Control over the summit preparations sits firmly in the hands of Secretary of State Mike Pompeo, and behind him Vice President Mike Pence. The process of engagement with Kim and the North Korean leadership began with Pompeo when he was the director of the Central Intelligence Agency and was conducted through channels between the CIA and counterparts in the United Front Department, headed by senior military and intelligence official Kim, who met Trump last week. Bolton was notably absent from the Oval office meeting with Kim, reportedly because Pompeo kept him away from it.
Regardless of Bolton’s personal views, “he’s lying low because he’s crafty enough to recognize that investing political capital in trying to slow Trump’s rush to Singapore is both pointless and dangerous,” the Washington insider tells me.
Bolton may be calculating that the deal with Pyongyang will fall apart soon enough, giving him greater influence down the road. Or he may be more interested in using his role to pursue an escalation of tensions with Iran and see North Korea as a distraction from that more crucial front, not unlike what happened in the Bush administration in the leadup to the Iraq war.
If Abe presses the case for a tough stance toward North Korea, he may only end up irritating the impulsive Trump. “Predicting Trump’s moves is not for the faint of heart,” says respected Japan scholar Richard Samuels, director of the Center for International Studies at the Massachusetts Institute of Technology (MIT).
“He has given every reason for Tokyo to fear that Washington will compromise their security by cutting a deal that doesn't include short range missiles and that effectively acknowledges the DPRK as a nuclear weapons state. Abe has precious few cards to play to forestall that.”
Abe could tell Trump that this type of deal might force Japan to seek its own nuclear deterrent, in the absence of a clear U.S. commitment to collective security. “The problem is that Trump may not understand the implications, or even care,” says Professor Samuels. “Tokyo is in a tight spot.”
Trade tensions complicate things
The emergent gap over North Korea is complicated, maybe even amplified, by growing trade tensions. The decision to move ahead with the imposition of tariffs against steel and aluminum imports from Europe, Canada and Mexico, on spurious “national security” grounds, a move already made against Japan, has alarmed U.S. allies. Japanese officials have joined the chorus against the challenge to the world trading system and this will likely occupy the G-7 summit in Canada at the end of the week.
In the view of some analysts, Japan is not viewed as a particular enemy in this emerging trade war. Japan is a lower priority for administration trade hawks compared to the negotiations over the North America Free Trade Agreement and with China. But Trump has also demonstrated a view of Japan deeply rooted in the trade wars of the 1980s, shaped by his experience in the New York real estate market when Japanese were grabbing up premier properties.

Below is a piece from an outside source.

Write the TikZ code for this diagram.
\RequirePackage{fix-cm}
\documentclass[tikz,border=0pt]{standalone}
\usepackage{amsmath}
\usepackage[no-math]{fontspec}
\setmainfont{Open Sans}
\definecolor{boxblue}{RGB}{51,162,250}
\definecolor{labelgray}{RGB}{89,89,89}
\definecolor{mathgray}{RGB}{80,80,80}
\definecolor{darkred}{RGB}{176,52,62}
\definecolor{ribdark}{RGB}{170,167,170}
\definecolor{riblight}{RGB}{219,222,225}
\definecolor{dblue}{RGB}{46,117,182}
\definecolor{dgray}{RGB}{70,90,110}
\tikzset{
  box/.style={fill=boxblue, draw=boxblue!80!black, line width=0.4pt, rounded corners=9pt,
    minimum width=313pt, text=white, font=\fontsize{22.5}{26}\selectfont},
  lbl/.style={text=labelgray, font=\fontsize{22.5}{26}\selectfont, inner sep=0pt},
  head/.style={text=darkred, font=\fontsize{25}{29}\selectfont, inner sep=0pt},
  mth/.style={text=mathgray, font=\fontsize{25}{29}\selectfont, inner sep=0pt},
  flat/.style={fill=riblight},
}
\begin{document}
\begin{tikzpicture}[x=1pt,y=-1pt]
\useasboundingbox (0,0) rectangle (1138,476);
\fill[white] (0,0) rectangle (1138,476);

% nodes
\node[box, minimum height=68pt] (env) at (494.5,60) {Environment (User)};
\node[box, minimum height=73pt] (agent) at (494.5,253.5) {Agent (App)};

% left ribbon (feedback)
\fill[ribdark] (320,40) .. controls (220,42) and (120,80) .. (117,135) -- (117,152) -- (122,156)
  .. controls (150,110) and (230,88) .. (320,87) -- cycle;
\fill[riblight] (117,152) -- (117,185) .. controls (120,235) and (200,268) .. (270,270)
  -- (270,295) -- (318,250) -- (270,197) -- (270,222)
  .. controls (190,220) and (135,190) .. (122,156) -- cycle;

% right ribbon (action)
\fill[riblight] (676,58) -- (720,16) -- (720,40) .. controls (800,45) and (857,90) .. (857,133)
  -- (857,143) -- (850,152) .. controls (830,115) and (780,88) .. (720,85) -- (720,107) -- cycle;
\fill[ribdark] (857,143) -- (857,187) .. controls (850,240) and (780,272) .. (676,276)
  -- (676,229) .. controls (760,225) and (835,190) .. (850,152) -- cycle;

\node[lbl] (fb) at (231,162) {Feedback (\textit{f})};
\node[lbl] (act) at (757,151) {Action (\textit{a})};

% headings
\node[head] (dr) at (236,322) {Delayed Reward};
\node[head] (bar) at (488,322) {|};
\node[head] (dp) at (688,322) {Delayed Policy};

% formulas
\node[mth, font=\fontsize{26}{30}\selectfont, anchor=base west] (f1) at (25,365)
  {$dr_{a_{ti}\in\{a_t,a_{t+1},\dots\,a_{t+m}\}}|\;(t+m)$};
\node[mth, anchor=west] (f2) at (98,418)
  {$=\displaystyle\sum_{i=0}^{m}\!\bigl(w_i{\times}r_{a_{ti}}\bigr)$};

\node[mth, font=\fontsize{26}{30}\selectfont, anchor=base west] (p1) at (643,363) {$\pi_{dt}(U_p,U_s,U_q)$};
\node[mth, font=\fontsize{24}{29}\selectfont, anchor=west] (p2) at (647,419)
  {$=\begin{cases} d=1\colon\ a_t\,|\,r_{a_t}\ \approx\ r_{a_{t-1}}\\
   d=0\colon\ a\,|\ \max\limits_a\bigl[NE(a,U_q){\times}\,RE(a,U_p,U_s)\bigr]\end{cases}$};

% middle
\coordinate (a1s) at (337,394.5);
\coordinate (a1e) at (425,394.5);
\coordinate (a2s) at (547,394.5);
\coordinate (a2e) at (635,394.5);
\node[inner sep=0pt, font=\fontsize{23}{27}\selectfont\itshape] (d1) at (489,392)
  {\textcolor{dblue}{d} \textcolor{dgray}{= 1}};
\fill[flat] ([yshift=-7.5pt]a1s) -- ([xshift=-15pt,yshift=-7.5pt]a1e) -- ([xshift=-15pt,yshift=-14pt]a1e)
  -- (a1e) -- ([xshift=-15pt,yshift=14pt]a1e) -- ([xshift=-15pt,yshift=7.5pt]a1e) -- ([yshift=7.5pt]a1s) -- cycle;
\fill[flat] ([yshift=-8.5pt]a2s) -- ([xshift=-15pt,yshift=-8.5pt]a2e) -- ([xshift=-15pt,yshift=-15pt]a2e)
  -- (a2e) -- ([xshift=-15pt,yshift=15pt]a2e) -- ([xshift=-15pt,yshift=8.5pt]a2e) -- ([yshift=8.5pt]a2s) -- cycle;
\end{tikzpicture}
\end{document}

For Trump, “China is predatory but Japan is the real enemy,” argues a Congressional source with long experience in Japan. “For Trump, Japan was always a foe. Abe just managed to keep it in check with golf clubs, abasement, and special pleadings for a year, before it broke loose.”
When it comes to both North Korea and trade, domestic political pressures push the two leaders in clashing directions. “The domestic constraints create opposing incentives for both leaders,” says Brookings’ Solis.
“Ahead of the midterm election, Trump wants huge ‘wins’ in foreign policy: a breakthrough on North Korea and jolting trading relationships. The opposite is true for Abe: rolling up sleeves to achieve truly meaningful outcomes on North Korea and the protection of an open trading system.”
For Abe, having taken the risk of embracing Trump from the moment of his victory, it may be too late to turn away. But this week may mark the end of the returns on that investment.